Time-series analysis of the observed and predicted tropospheric ozone and its precursors concentration in Tehran: (a) Ground-based Ozone, (b) Sentinel-5p Ozone, (c) NO, (d) NO2 and (e) CO

Table 5 Comparison of the predicted and actual values for tropospheric ozone values and its precursors in Tehran
Table 6 Comparison of the predicted and actual values for tropospheric ozone values and its precursors in Tehran from January 2022 to August 2022 (evaluation forecast algorithm)

4 Conclusions

This research presents the findings of a comparative analysis of detecting and monitoring the tropospheric ozone concentration based on variations in the precursor (i.e., NO, NO2, and CO) concentrations in Tehran from January 1 to December 31, 2021. The results of heatmaps showed that concentrations of ground-based ozone and its precursors changed over 12 months.

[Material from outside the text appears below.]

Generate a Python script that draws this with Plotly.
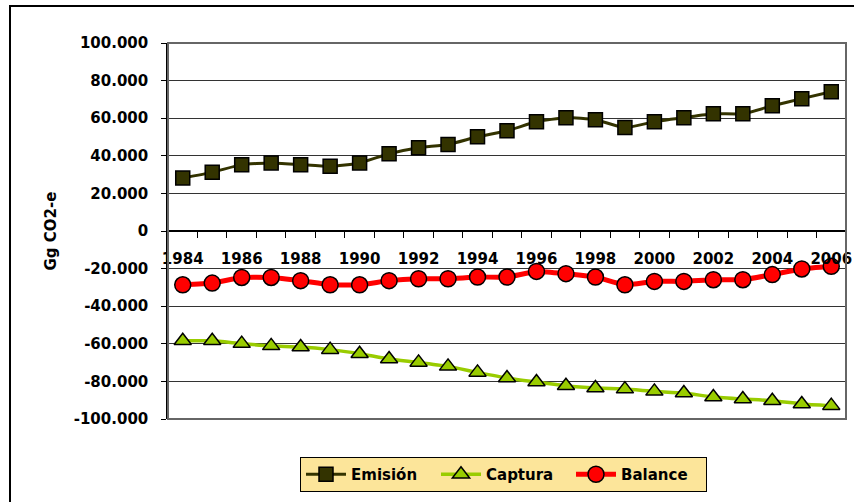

The highest and lowest ozone concentrations were in summer and winter, respectively. The highest ozone concentration was also observed at District 11 (Station 13). Strong negative correlations were also observed between ground-based O3 with NO, NO2, and CO. The modeled ozone concentration was also compared to the average monthly change of total column density of ozone derived from Sentinel-5 satellite data in GEE. The results showed that with the integration of ground-based station data with the Sentinel-5P satellite, more reasonable results for spatiotemporal air quality monitoring can be produced. This was because satellite data could be used to fill in any data gaps in the ground-based data. Finally, the SARIMA modeling approach was used for forecasting tropospheric ozone and its precursors in 2022. Upon testing the model, it was identified that the SARIMA model was able to predict tropospheric ozone and its precursors in the 12 months from 1 January to 31 December 2022 relatively accurately, with only 1 year (2021) of training data.

It should be noted that this study only considered the ozone and ozone precursors data, while other factors (e.g., meteorological conditions) could have a role in different air pollution levels. Therefore, the results of this study will be further improved by considering meteorological conditions in future studies.